Jude ist ein schwuler Teenager, der nicht nur offen, sondern geradezu offensiv mit seinem Schwulsein an der Schule umgeht. Dabei inszeniert er sich als verkannte Filmdiva, schminkt sich, gibt sich exaltiert – die jugendliche Pop-Version dessen, was die schwule Subkultur als stolze Tunte kennt. Seine beste Freundin ist Angela, mit ihr schwänzt er die Schule, lässt sich von ihr detailgetreu berichten, wie sie Sex mit immer wieder anderen Typen hatte und perfektioniert mit Angela vor allem seinen Bitch-Talk. Von allen anderen wird Jude meist Judy genannt – abschätzig, denn für Schwule gibt es unter Judes Altersgenossen nur Verachtung. Doch Jude genießt es, von den anderen verspottet, gedemütigt, sogar verprügelt zu werden, denn in diesen Momenten spürt er, dass er die Aufmerksamkeit der anderen auf sich gezogen hat. Und Aufmerksamkeit will Jude um jeden Preis, sein ganzes Leben legt er sich zurecht, als sei er ein Hollywood-Star, dem die Welt zu Füßen liegt. Doch hinter dieser Maske gibt es einen ganz anderen Jude, der freilich in dieser Selbstinszenierung keinen Platz finden kann: So kümmert sich Jude liebevoll um Keefer, seinen kleinen Halbbruder, der mit den Eskapaden der gemeinsamen Mutter und ihres vergammelten Lebensgefährten Ray, Keefers Vater, nicht zurecht kommt.

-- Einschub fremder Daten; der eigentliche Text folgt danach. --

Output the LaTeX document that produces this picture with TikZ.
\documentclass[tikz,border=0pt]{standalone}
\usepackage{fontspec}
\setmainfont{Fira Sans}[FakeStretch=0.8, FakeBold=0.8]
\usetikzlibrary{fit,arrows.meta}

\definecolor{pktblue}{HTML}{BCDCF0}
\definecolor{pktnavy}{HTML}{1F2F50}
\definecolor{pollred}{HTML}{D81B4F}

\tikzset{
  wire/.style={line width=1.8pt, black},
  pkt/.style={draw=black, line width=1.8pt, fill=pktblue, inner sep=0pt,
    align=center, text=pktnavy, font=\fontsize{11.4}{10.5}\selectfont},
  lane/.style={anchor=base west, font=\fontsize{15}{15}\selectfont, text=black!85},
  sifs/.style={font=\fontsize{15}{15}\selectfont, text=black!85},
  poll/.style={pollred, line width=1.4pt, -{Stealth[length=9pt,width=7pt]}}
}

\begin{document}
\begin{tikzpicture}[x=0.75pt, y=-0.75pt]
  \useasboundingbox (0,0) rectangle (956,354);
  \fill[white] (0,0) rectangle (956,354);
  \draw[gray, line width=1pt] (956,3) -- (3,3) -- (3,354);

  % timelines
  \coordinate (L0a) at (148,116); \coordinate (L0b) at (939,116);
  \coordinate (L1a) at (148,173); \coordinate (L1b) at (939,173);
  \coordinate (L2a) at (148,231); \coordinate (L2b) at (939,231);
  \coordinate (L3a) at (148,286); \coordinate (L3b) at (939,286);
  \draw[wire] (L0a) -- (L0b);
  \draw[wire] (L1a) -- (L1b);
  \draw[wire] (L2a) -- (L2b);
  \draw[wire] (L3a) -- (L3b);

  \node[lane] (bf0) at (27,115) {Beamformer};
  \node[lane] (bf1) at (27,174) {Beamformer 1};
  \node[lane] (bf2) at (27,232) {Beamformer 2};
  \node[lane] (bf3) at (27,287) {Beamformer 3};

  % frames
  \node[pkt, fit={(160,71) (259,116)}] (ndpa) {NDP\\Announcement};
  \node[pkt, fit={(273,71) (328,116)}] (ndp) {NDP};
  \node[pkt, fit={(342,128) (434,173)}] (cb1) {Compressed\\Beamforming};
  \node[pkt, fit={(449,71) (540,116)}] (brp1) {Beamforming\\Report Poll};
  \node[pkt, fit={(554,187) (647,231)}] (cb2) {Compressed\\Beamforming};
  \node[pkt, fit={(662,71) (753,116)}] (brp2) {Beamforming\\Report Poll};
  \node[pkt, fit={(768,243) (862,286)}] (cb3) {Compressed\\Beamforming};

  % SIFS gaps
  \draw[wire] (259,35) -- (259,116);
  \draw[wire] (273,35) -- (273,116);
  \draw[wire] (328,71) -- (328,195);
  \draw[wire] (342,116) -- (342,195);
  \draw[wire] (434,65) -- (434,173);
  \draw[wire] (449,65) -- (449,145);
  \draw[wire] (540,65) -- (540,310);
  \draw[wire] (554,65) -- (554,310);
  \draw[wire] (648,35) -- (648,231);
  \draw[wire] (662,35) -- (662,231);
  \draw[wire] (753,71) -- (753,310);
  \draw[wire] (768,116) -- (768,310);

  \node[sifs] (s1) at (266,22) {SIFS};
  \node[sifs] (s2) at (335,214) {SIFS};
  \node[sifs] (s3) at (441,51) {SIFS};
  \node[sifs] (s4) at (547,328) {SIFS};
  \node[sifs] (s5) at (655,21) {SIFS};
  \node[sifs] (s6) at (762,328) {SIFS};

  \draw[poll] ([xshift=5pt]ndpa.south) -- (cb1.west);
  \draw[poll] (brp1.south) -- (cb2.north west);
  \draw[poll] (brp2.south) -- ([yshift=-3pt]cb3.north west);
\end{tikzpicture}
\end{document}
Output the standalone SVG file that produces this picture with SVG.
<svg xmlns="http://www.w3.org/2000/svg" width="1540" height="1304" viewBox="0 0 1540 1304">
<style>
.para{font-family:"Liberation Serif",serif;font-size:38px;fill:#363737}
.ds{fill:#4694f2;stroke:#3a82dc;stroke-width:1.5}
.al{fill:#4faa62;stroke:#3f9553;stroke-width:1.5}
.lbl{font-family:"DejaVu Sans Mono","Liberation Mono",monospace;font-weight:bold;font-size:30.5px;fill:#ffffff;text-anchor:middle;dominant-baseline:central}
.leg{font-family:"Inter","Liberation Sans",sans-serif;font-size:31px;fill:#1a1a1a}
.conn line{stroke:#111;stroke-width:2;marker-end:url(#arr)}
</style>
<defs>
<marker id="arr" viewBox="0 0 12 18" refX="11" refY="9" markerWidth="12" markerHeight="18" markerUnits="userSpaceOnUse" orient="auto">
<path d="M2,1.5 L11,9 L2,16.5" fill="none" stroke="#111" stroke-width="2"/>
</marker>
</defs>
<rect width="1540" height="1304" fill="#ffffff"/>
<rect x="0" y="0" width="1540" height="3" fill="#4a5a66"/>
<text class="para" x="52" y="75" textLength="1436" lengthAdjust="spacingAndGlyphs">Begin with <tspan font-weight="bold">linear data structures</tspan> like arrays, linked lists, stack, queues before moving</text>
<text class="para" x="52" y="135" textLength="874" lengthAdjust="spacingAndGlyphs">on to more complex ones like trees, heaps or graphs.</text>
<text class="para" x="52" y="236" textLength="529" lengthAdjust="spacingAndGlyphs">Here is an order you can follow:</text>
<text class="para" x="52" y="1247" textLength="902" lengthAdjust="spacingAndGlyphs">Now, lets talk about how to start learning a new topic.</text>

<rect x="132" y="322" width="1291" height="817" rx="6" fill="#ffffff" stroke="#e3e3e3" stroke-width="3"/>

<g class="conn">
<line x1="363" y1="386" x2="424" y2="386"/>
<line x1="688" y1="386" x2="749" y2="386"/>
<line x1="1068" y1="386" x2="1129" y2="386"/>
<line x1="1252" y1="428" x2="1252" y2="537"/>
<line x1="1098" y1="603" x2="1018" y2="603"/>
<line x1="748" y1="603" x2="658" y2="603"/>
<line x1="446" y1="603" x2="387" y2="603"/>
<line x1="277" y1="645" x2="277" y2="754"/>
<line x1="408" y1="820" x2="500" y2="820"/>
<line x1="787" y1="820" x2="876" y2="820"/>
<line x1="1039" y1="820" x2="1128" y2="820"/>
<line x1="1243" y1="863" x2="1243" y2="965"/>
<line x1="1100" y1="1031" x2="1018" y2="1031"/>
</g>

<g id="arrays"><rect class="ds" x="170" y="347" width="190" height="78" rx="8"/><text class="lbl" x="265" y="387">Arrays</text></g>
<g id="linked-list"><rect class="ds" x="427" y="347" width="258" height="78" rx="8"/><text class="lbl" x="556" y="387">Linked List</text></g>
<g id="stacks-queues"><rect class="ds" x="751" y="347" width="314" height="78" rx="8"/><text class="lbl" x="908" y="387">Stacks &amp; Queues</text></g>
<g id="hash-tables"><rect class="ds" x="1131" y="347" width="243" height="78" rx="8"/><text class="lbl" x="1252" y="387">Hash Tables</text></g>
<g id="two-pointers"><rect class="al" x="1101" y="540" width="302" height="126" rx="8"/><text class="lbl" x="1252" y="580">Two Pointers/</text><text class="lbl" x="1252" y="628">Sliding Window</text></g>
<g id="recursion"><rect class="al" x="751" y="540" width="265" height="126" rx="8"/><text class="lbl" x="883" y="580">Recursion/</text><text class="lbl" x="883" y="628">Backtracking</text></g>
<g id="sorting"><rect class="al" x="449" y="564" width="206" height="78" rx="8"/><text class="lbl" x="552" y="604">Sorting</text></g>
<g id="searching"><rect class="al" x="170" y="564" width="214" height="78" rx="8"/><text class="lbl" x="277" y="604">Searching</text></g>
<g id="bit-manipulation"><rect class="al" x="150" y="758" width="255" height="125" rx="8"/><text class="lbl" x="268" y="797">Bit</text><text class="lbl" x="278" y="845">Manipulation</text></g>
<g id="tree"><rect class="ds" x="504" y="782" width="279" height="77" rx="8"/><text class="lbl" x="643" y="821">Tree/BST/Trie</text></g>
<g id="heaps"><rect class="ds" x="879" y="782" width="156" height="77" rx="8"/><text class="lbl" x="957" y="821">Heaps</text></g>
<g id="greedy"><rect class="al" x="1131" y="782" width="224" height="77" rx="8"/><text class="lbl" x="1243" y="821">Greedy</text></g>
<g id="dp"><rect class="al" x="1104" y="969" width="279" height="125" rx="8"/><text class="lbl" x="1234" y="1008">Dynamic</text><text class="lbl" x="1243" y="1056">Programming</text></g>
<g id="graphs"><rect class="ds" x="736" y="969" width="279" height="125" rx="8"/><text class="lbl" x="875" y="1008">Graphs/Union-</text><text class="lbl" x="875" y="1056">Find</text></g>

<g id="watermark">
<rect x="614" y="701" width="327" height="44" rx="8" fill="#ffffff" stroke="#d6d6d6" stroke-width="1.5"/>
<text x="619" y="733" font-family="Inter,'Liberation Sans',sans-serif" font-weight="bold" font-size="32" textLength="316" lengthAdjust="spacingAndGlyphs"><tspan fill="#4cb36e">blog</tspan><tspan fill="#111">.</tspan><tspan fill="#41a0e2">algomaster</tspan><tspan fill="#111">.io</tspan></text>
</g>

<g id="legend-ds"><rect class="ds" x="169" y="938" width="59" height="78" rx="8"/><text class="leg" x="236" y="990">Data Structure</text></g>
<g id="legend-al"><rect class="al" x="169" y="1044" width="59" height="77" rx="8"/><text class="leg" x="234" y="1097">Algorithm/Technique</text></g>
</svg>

Jude akzeptiert dieses Außenseitertum, denn anders als behütete Zirkel in Großstädten uns oft weismachen wollen, steht der Pool unendlich vieler Möglichkeiten, dem, der sein Leben ernst nimmt, gerade nicht zur Verfügung, für ihn, in »Movie Star« ist das Jude, ist sein Innerstes und sein wahres Selbst sein Schicksal – und zwar ein eindeutig bestimmtes, wenn auch womöglich nicht immer ganz klares. Und so ist Judes Geschichte auch viel mehr als eine Pubertätsfantasie, sein vordergründiges Geplapper von der Sehnsucht nach einer Welt voller Glamour und Star-Verehrung eine tiefgründige Analyse eines jungen Schwulen, der sich Persönlichkeit aneignet. Ein Bildungsroman im klassischen Sinn also, der auch die Gefahren dieses Weges zeigt. Diese lauern nicht nur in den brutalen Anfeindungen, denen Jude ausgesetzt ist – die eigentlichen Gefahren gehen davon aus, dass Judes Traumwelt ein alles bestimmendes Eigenleben entwickelt, seine zärtlichen Seiten und seine unspektakulären Bedürfnisse verdrängt werden. Für Jude ist sein Extravagantes Auftreten ein Panzer, der ihn ebenso schützt wie einzwängt – ohne ihn könnte er nicht er selbst sein, mit ihm droht er zum Opfer seiner eigenen Rolle zu werden. Ein großer Roman verfasst also noch größerer Lesespaß, in Raziel Reids Heimat Kanada zurecht mit einem der renommiertesten Literaturpreise bedacht.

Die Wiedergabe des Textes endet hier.